D.A. won't charge neighbors for attacking accused kidnapper
The story behind David Bell's kidnapping case varies dramatically depending on who tells it.
In one version, the South Salt Lake man stole into his neighbor's house early July 4 and removed two sleeping children, who later were found crying in his bedroom.
That's the version ascribed to by prosecutors, who charged Bell with burglary and two counts of first-degree felony child kidnapping.
But members of Bell's family -- who said he is gay -- claim he took the children in when they could not sleep because of an all-night party at their own house.
No one, however, disputes that following discovery of the children at Bell's home, near 400 East and Maxwell Lane (2890 South), several adults, including the children's father, broke in and severely beat Bell.
Bell's attorney, Roger Kraft, said events at that point "escalated into a hate crime." Kraft said Bell's assailants assumed that "because a person's gay, he's also a pedophile."
But the mother of one child, Lulu Latu, said Thursday that Bell's sexual preference was not a factor. She said the beating was sparked by anger and fear for the safety of the 2-year-old boy and 4-year-old girl.
"Imagine walking into your house and not being able to find your kids, then you find them in someone else's bedroom," Latu said.
Bell, 30, was booked into the Salt Lake County jail, where he is being held in lieu of $100,000 bail. A preliminary hearing is set for Aug. 21 in 3rd District Court.
But the parents of the children have not been charged for allegedly assaulting Bell. The Salt Lake County District Attorney's Office announced Wednesday there was "insufficient evidence" to file felony counts. South Salt Lake prosecutors are now screening for possible misdemeanor charges.
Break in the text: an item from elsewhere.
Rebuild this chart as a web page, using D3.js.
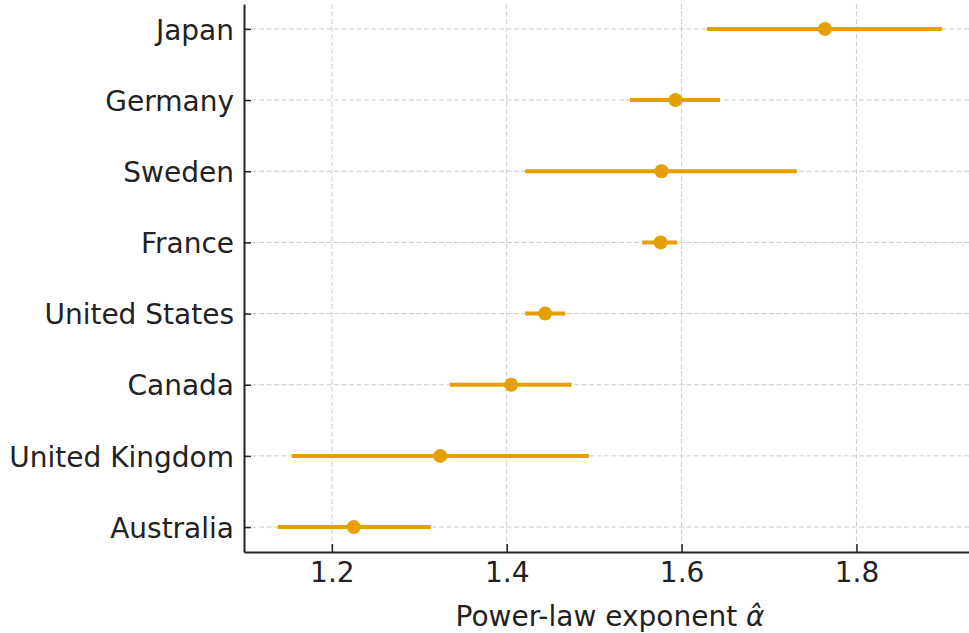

Bell's attorney said Latu had returned the children to their home by the time three to five adult neighbors kicked down Bell's door, broke his windows and assaulted Bell and his boyfriend.
Bell claimed the neighbors used the broken glass from his windows to cut his throat and his foot, according to Kraft. One toe was cut so deeply that Bell believes the intent was to sever it, Kraft said. Someone also grabbed him by the hair and swung his head onto the sidewalk, and Bell no longer can hear in his right ear, Kraft said.
Bell's partner, Dan Fair, was attacked just as brutally, Kraft said. At one point, someone lifted a large TV and threw it onto Fair's head, Kraft said.
"I know it's not right," Latu said Thursday of the violence. "But what if I hadn't caught it in time? It could have been a child-murder case, instead."
Bell's uncle, Joe Taylor, said it doesn't make sense that Bell - who had been partying at the children's home from about 2 a.m. to dawn - would turn kidnapper.
"It doesn't add up," Taylor said. "Kidnapping when you got a bunch of people in both houses? When you're right next door? What's that?"